Short exercise ->
Provide only the number of lines in the data below that contain the string "Apache".

Charts and diagrams as code ->
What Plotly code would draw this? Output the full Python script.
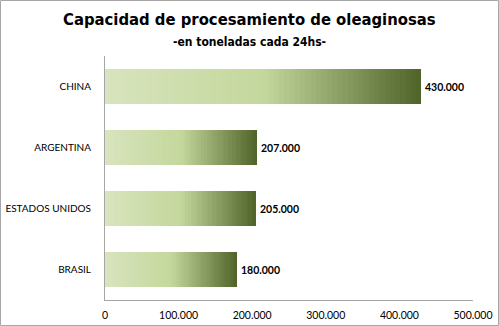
import plotly.graph_objects as go

categories = ["CHINA", "ARGENTINA", "ESTADOS UNIDOS", "BRASIL"]
values = [430000, 207000, 205000, 180000]
tick_vals = [0, 100000, 200000, 300000, 400000, 500000]
title_text = "Capacidad de procesamiento de oleaginosas"
subtitle_text = "-en toneladas cada 24hs-"

W, H = 499, 326
ML, MR, MT, MB = 105, 26, 56, 26
PW, PH = W - ML - MR, H - MT - MB

stops = [(0.0, (216, 228, 190)), (0.5, (196, 215, 156)), (1.0, (79, 98, 40))]

def color_at(t):
    for (t0, c0), (t1, c1) in zip(stops[:-1], stops[1:]):
        if t <= t1:
            f = (t - t0) / (t1 - t0)
            return "rgb(%d,%d,%d)" % tuple(round(a + (b - a) * f) for a, b in zip(c0, c1))
    return "rgb(%d,%d,%d)" % stops[-1][1]

def fmt(v):
    return f"{v:,}".replace(",", ".")

N = 60
fig = go.Figure()
for i in range(N):
    fig.add_trace(go.Bar(
        y=categories, x=[v / N for v in values], orientation="h",
        marker=dict(color=color_at((i + 0.5) / N), line=dict(width=0)),
        hoverinfo="skip", showlegend=False,
    ))

LF = "Lato, Liberation Sans, sans-serif"
annotations = [
    dict(x=v, y=c, xref="x", yref="y", text="<b>%s</b>" % fmt(v), showarrow=False,
         xanchor="left", xshift=2, font=dict(family=LF, size=10.5, color="#000000"))
    for c, v in zip(categories, values)
]
TF = "DejaVu Sans Condensed, Liberation Sans Narrow, sans-serif"
cx = (W / 2 - ML) / PW
annotations.append(dict(
    x=cx, y=(H - MB - 19) / PH, xref="paper", yref="paper", text="<b>%s</b>" % title_text,
    showarrow=False, xanchor="center", yanchor="middle",
    font=dict(family=TF, size=16.5, color="#000000")))
annotations.append(dict(
    x=cx, y=(H - MB - 42) / PH, xref="paper", yref="paper", text="<b>%s</b>" % subtitle_text,
    showarrow=False, xanchor="center", yanchor="middle",
    font=dict(family=TF, size=12, color="#000000")))

fig.update_layout(
    width=W, height=H, barmode="stack", bargap=0.44,
    margin=dict(l=ML, r=MR, t=MT, b=MB, autoexpand=False),
    paper_bgcolor="white", plot_bgcolor="white",
    separators=",.",
    annotations=annotations,
    xaxis=dict(
        range=[0, 500000], tickvals=tick_vals, tickformat=",d", automargin=False,
        showgrid=False, zeroline=False, showline=True, linecolor="#a6a6a6", linewidth=1,
        ticks="", ticklabelstandoff=5,
        tickfont=dict(family=LF, size=10.5, color="#000000"),
    ),
    yaxis=dict(
        categoryorder="array", categoryarray=categories[::-1], automargin=False,
        showgrid=False, zeroline=False, showline=True, linecolor="#a6a6a6", linewidth=1,
        ticks="", ticklabelstandoff=11,
        tickfont=dict(family=LF, size=10, color="#000000"),
    ),
    shapes=[dict(
        type="rect", xref="paper", yref="paper",
        x0=-(ML - 0.5) / PW, x1=(W - ML - 0.5) / PW,
        y0=-(MB - 0.5) / PH, y1=(H - MB - 0.5) / PH,
        line=dict(color="#a6a6a6", width=1), fillcolor="rgba(0,0,0,0)", layer="above",
    )],
)

fig.write_html("out.html")
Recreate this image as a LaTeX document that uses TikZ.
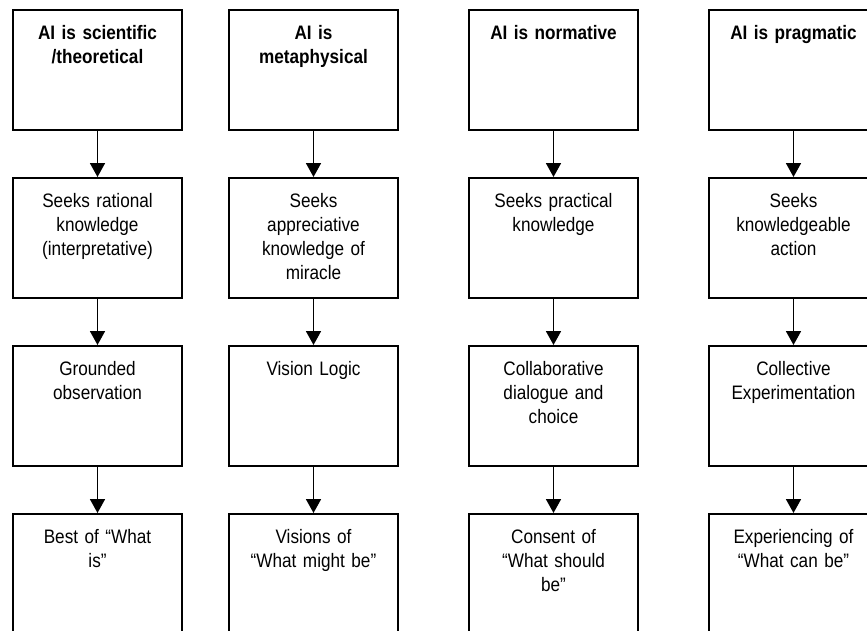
\documentclass[tikz,border=0pt]{standalone}
\usepackage{fontspec}
\setmainfont{Liberation Sans}[FakeStretch=0.88]
\usetikzlibrary{arrows.meta}
\begin{document}
\begin{tikzpicture}[x=1pt,y=-1pt,
  font=\fontsize{19.5}{24}\selectfont,
  stagebox/.style={draw, line width=1.8pt, anchor=north,
    minimum width=169pt, text width=152pt, align=center,
    inner xsep=8.5pt, inner ysep=0pt, text height=30pt, text depth=90pt},
  lastbox/.style={stagebox, text depth=110pt},
  headtext/.style={font=\fontsize{19.5}{24}\selectfont\bfseries},
  flow/.style={draw, line width=1.8pt, -{Triangle[width=15pt,length=14pt]}}]
\useasboundingbox (0,0) rectangle (867,630);
\clip (0,0) rectangle (867,630);

% column 1
\node[stagebox, headtext] (a1) at (97.5,9) {AI is scientific\\/theoretical};
\node[stagebox] (a2) at (97.5,177) {Seeks rational\\knowledge\\(interpretative)};
\node[stagebox] (a3) at (97.5,345) {Grounded\\observation};
\node[lastbox] (a4) at (97.5,513) {Best of “What\\is”};

% column 2
\node[stagebox, headtext] (b1) at (313.5,9) {AI is\\metaphysical};
\node[stagebox] (b2) at (313.5,177) {Seeks\\appreciative\\knowledge of\\miracle};
\node[stagebox] (b3) at (313.5,345) {Vision Logic};
\node[lastbox] (b4) at (313.5,513) {Visions of\\“What might be”};

% column 3
\node[stagebox, headtext] (c1) at (553.5,9) {AI is normative};
\node[stagebox] (c2) at (553.5,177) {Seeks practical\\knowledge};
\node[stagebox] (c3) at (553.5,345) {Collaborative\\dialogue and\\choice};
\node[lastbox] (c4) at (553.5,513) {Consent of\\“What should\\be”};

% column 4
\node[stagebox, headtext] (d1) at (793.5,9) {AI is pragmatic};
\node[stagebox] (d2) at (793.5,177) {Seeks\\knowledgeable\\action};
\node[stagebox] (d3) at (793.5,345) {Collective\\Experimentation};
\node[lastbox] (d4) at (793.5,513) {Experiencing of\\“What can be”};

% downward links within each column
\foreach \c in {a,b,c,d}{
  \draw[flow] (\c1.south) -- (\c2.north);
  \draw[flow] (\c2.south) -- (\c3.north);
  \draw[flow] (\c3.south) -- (\c4.north);
}
\end{tikzpicture}
\end{document}
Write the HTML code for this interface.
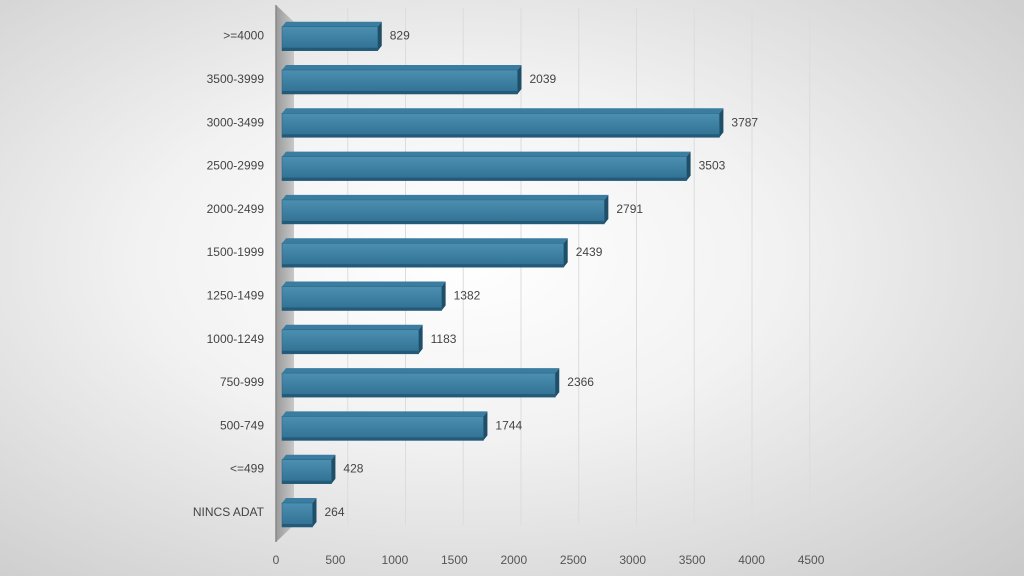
<!DOCTYPE html>
<html><head><meta charset="utf-8"><style>
body{margin:0;width:1024px;height:576px;overflow:hidden;background:radial-gradient(ellipse at 45% 45%,#ffffff 0%,#f2f2f2 40%,#c9c9c9 100%);font-family:"Liberation Sans",sans-serif}
svg{display:block}
</style></head><body>
<svg id="chart" width="1024" height="576" xmlns="http://www.w3.org/2000/svg">
<defs>
<linearGradient id="front" x1="0" y1="0" x2="0" y2="1"><stop offset="0" stop-color="#4d8fb0"/><stop offset="1" stop-color="#2f7092"/></linearGradient>
<linearGradient id="wall" x1="0" y1="0" x2="1" y2="0"><stop offset="0" stop-color="#9a9a9a"/><stop offset="1" stop-color="#c8c8c8"/></linearGradient>
</defs>
<g id="grid"></g><g id="bars"></g><g id="labels"></g>
</svg>
<script>
const categories=["NINCS ADAT","<=499","500-749","750-999","1000-1249","1250-1499","1500-1999","2000-2499","2500-2999","3000-3499","3500-3999",">=4000"];
const values=[264,428,1744,2366,1183,1382,2439,2791,3503,3787,2039,829];
const ticks=[0,500,1000,1500,2000,2500,3000,3500,4000,4500];
const NS="http://www.w3.org/2000/svg";
const grid=document.getElementById('grid'),bars=document.getElementById('bars'),labels=document.getElementById('labels');
const X0=282,S=0.1155,DY=5;
function xf(v){return X0+v*S;}
function xg(v){return 290+v*S;}
function xt(v){return 276+v*0.1189;}
function yc(i){return 512-i*43.3;}
function mk(tag,attrs,parent){const e=document.createElementNS(NS,tag);for(const k in attrs)e.setAttribute(k,attrs[k]);parent.appendChild(e);return e;}
let w=mk('polygon',{points:"276,5 294,22 294,525 276,542",fill:"url(#wall)"},grid);


let wl=mk('line',{x1:276,y1:5,x2:276,y2:542,stroke:"#888","stroke-width":1.5},grid);


ticks.forEach(t=>{
  if(t>0){let g=mk('line',{x1:xg(t),y1:8,x2:xg(t),y2:525,stroke:"#dcdcdc","stroke-width":1},grid);
  
  }
  let tx=mk('text',{x:xt(t),y:564,"text-anchor":"middle","font-size":12,fill:"#555"},labels);
  tx.textContent=t;
  
  
});
categories.forEach((c,i)=>{
  const y=yc(i),h=24,top=y-h/2+3,x1=X0,x2=xf(values[i]);
  const g=mk('g',{},bars);
  
  
  mk('polygon',{points:`${x1},${top} ${x1+4},${top-DY} ${x2+4},${top-DY} ${x2},${top}`,fill:"#3a7da0"},g);
  mk('polygon',{points:`${x2},${top} ${x2+4},${top-DY} ${x2+4},${top+h-DY} ${x2},${top+h}`,fill:"#1f4f68"},g);
  mk('rect',{x:x1,y:top,width:x2-x1,height:h,fill:"url(#front)",stroke:"#2a6585","stroke-width":0.6},g);
  mk('rect',{x:x1,y:top+h-3,width:x2-x1,height:3,fill:"#245a77"},g);
  let vl=mk('text',{x:x2+12,y:y+4,"font-size":12,fill:"#444"},labels);
  vl.textContent=values[i];
  
  
  let cl=mk('text',{x:264,y:y+4,"text-anchor":"end","font-size":12,fill:"#444"},labels);
  cl.textContent=c;
  
  
});
</script>
</body></html>
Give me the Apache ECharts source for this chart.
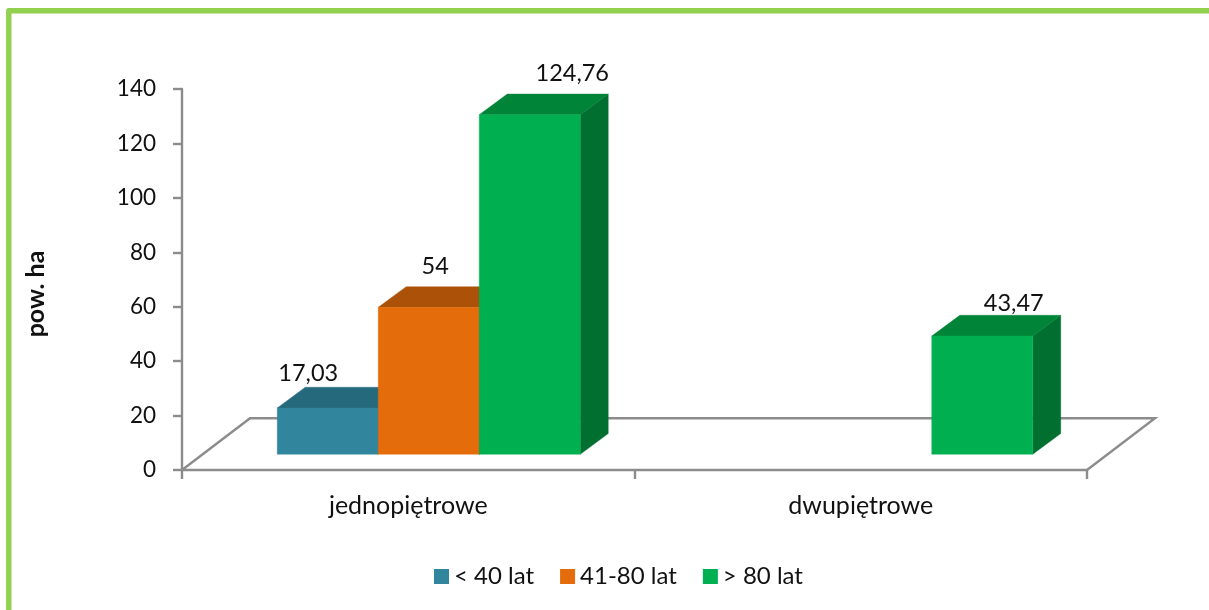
<!DOCTYPE html>
<html>
<head>
<meta charset="utf-8">
<style>html,body{margin:0;padding:0;background:#fff}#c{width:1209px;height:610px}</style>
<script src="https://cdn.jsdelivr.net/npm/echarts@6/dist/echarts.min.js"></script>
</head>
<body>
<div id="c"></div>
<script>
const categories = ['jednopiętrowe', 'dwupiętrowe'];
const seriesNames = ['< 40 lat', '41-80 lat', '> 80 lat'];
const youngValues = [17.03, null];
const middleValues = [54, null];
const oldValues = [124.76, 43.47];
const yTicks = { min: 0, max: 140, interval: 20 };
const yAxisTitle = 'pow. ha';

const FONT = 'Lato, Carlito, Calibri, sans-serif';
const palette = [
  { front: '#31859C', top: '#256A7C', side: '#1F5A6A' },
  { front: '#E46C0A', top: '#AB5108', side: '#8A4207' },
  { front: '#00B050', top: '#008438', side: '#006F30' }
];
const GREY = '#8C8C8C';
const bar = { width: 0.2232, firstLeft: -0.2895 }; // fractions of a category band
const depth = { dx: 28, dy: 20.7, lift: 15.7 };    // oblique projection of the bars
const floor = { dx: 68, dy: 51.7 };
// label nudges from the bar's back-top-left corner, per series/category
const labelNudge = {
  '0-0': [31, -14], '1-0': [57, -20], '2-0': [93, -21], '2-1': [82, -12]
};

function renderBar(seriesIdx) {
  return function (params, api) {
    const v = api.value(1), c = api.value(0);
    if (v == null || isNaN(v)) return;
    const band = api.size([1, 0])[0];
    const center = api.coord([c, 0]);
    const topPt = api.coord([c, v]);
    const x0 = center[0] + band * (bar.firstLeft + bar.width * seriesIdx);
    const x1 = x0 + band * bar.width;
    const yb = center[1] - depth.lift;
    const yt = topPt[1] - depth.lift;
    const dx = depth.dx, dy = depth.dy;
    const col = palette[seriesIdx];
    const n = labelNudge[seriesIdx + '-' + c] || [0, -15];
    const poly = (pts, fill) => ({ type: 'polygon', shape: { points: pts }, style: { fill: fill, stroke: fill, lineWidth: 0.4 } });
    return {
      type: 'group',
      children: [
        poly([[x1, yb], [x1 + dx, yb - dy], [x1 + dx, yt - dy], [x1, yt]], col.side),
        poly([[x0, yt], [x0 + dx, yt - dy], [x1 + dx, yt - dy], [x1, yt]], col.top),
        poly([[x0, yb], [x1, yb], [x1, yt], [x0, yt]], col.front),
        {
          type: 'text',
          z2: 10,
          style: {
            x: x0 + n[0], y: yt - dy + n[1],
            text: String(v).replace('.', ','),
            fill: '#111', font: '23.5px ' + FONT,
            textAlign: 'center', textVerticalAlign: 'middle'
          }
        }
      ]
    };
  };
}

function renderFloor(params, api) {
  const cs = params.coordSys;
  const xl = cs.x, xr = cs.x + cs.width, y = cs.y + cs.height;
  return {
    type: 'polyline',
    shape: { points: [[xl, y], [xl + floor.dx, y - floor.dy], [xr + floor.dx, y - floor.dy], [xr, y]] },
    style: { fill: null, stroke: GREY, lineWidth: 2.4 }
  };
}

const toData = arr => arr.map((v, i) => [i, v]).filter(d => d[1] !== null);

const chart = echarts.init(document.getElementById('c'), null, { renderer: 'canvas' });
chart.setOption({
  animation: false,
  backgroundColor: '#fff',
  grid: { left: 182, right: 122, top: 89, bottom: 140 },
  legend: {
    data: seriesNames,
    left: 434, top: 564.5,
    padding: 0,
    itemWidth: 15, itemHeight: 15, itemGap: 26,
    icon: 'rect',
    selectedMode: false,
    textStyle: { fontFamily: FONT, fontSize: 24, color: '#111' }
  },
  xAxis: {
    type: 'category',
    data: categories,
    boundaryGap: true,
    axisLine: { lineStyle: { color: GREY, width: 2.4 } },
    axisTick: { show: true, length: 9, lineStyle: { color: GREY, width: 2.4 } },
    axisLabel: { fontFamily: FONT, fontSize: 25, color: '#111', margin: 23 }
  },
  yAxis: {
    type: 'value',
    min: yTicks.min, max: yTicks.max, interval: yTicks.interval,
    axisLine: { show: true, lineStyle: { color: GREY, width: 2.4 } },
    axisTick: { show: true, length: 9, lineStyle: { color: GREY, width: 2.4 } },
    splitLine: { show: false },
    axisLabel: { fontFamily: FONT, fontSize: 22.5, color: '#111', margin: 26, padding: [5, 0, 0, 0] }
  },
  graphic: [
    {
      type: 'polyline', silent: true,
      shape: { points: [[8.8, 630], [8.8, 10.8], [1230, 10.8]] },
      style: { fill: null, stroke: '#92D050', lineWidth: 5.4, lineJoin: 'round' }
    },
    {
      type: 'text', silent: true,
      x: 36, y: 294, rotation: Math.PI / 2,
      style: {
        text: yAxisTitle, fill: '#111', font: 'bold 25px ' + FONT,
        textAlign: 'center', textVerticalAlign: 'middle'
      }
    }
  ],
  series: [
    { type: 'custom', name: 'floor', silent: true, z: 1, clip: false, renderItem: renderFloor, data: [[0, 0]], encode: { x: 0, y: 1 } },
    { type: 'custom', name: seriesNames[0], z: 2, clip: false, itemStyle: { color: palette[0].front }, renderItem: renderBar(0), data: toData(youngValues), encode: { x: 0, y: 1 } },
    { type: 'custom', name: seriesNames[1], z: 3, clip: false, itemStyle: { color: palette[1].front }, renderItem: renderBar(1), data: toData(middleValues), encode: { x: 0, y: 1 } },
    { type: 'custom', name: seriesNames[2], z: 4, clip: false, itemStyle: { color: palette[2].front }, renderItem: renderBar(2), data: toData(oldValues), encode: { x: 0, y: 1 } }
  ]
});
</script>
</body>
</html>
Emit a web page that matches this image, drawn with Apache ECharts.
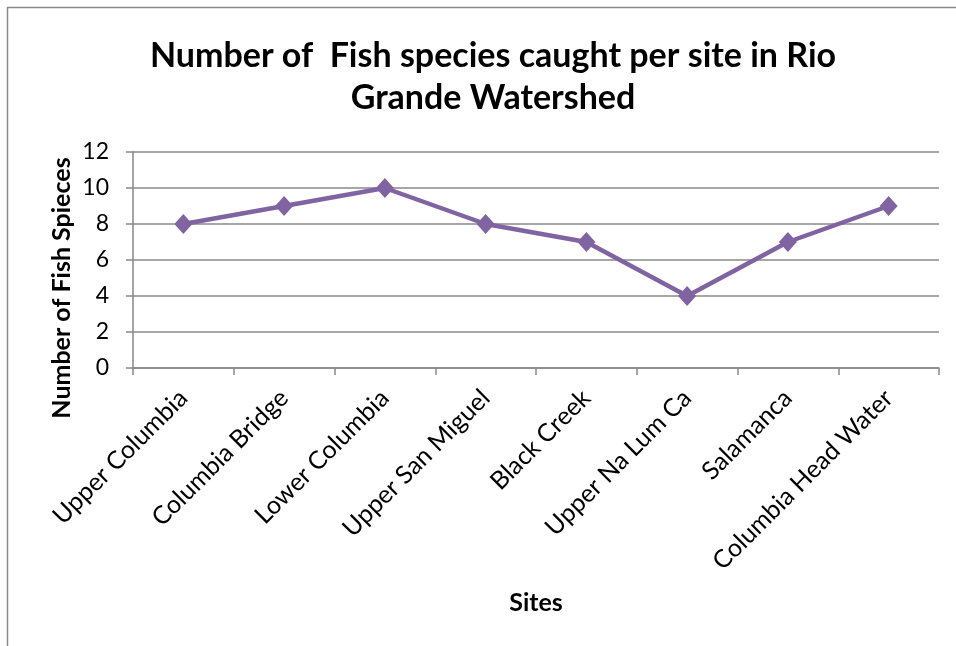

Answer to this exercise ->
2